Comment la rédaction du Monde (le quotidien de référence, dit-on) peut-elle tolérer un tel mélange des genres ? Comment peut-elle laisser publier ces articles militants soutenant ce que la cause palestinienne a de pire ? Clothilde Mraffko, dénonciatrice forcenée du « suprémacisme juif », ou Louis Imbert, distillent depuis des mois, au mieux, un regard compassionnel pour les jeunes de la « fosse aux lions » de Naplouse, au pire se font le relais zélé de la propagande palestinienne. M, le magazine radical chic du Monde, rapportait il y a quelques mois le récit de la randonnée pédestre que Louis Imbert avait effectuée à Gaza.
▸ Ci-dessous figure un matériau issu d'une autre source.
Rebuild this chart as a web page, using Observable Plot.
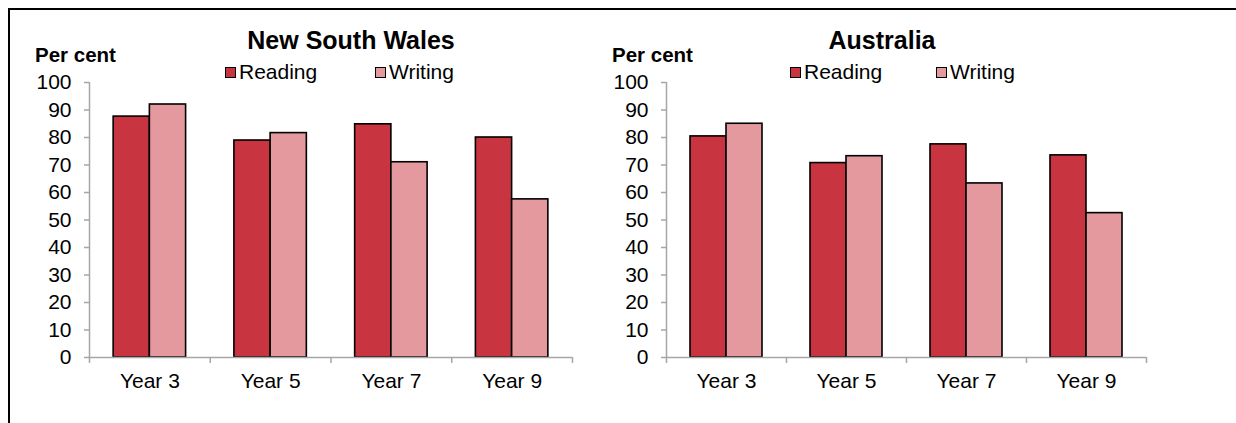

Tel Stevenson sans son ânesse, il rendait compte de la misère des choses vues mais de l’amabilité des personnes rencontrées. Ce topo guide pittoresque ne disait rien de la haine dans les têtes, du fanatisme enseigné dans les écoles, ni des roquettes planquées sous terre. Sur le papier glacé, ce texte incitait à rendre une humanité aux Palestiniens. Souhait louable, hélas contredit par les crimes contre l’humanité qui viennent d’être commis par tous les Gavroche de Gaza. Et c’est d’ailleurs heureusement l’appréciation portée, dans cette même édition du Monde, par Alain Frachon, qui évoque justement un « djihadisme pogromiste(…) coupable de crimes contre l’humanité ». Que se racontent-ils devant la machine à café, Benjamin Barthe et Alain Frachon ?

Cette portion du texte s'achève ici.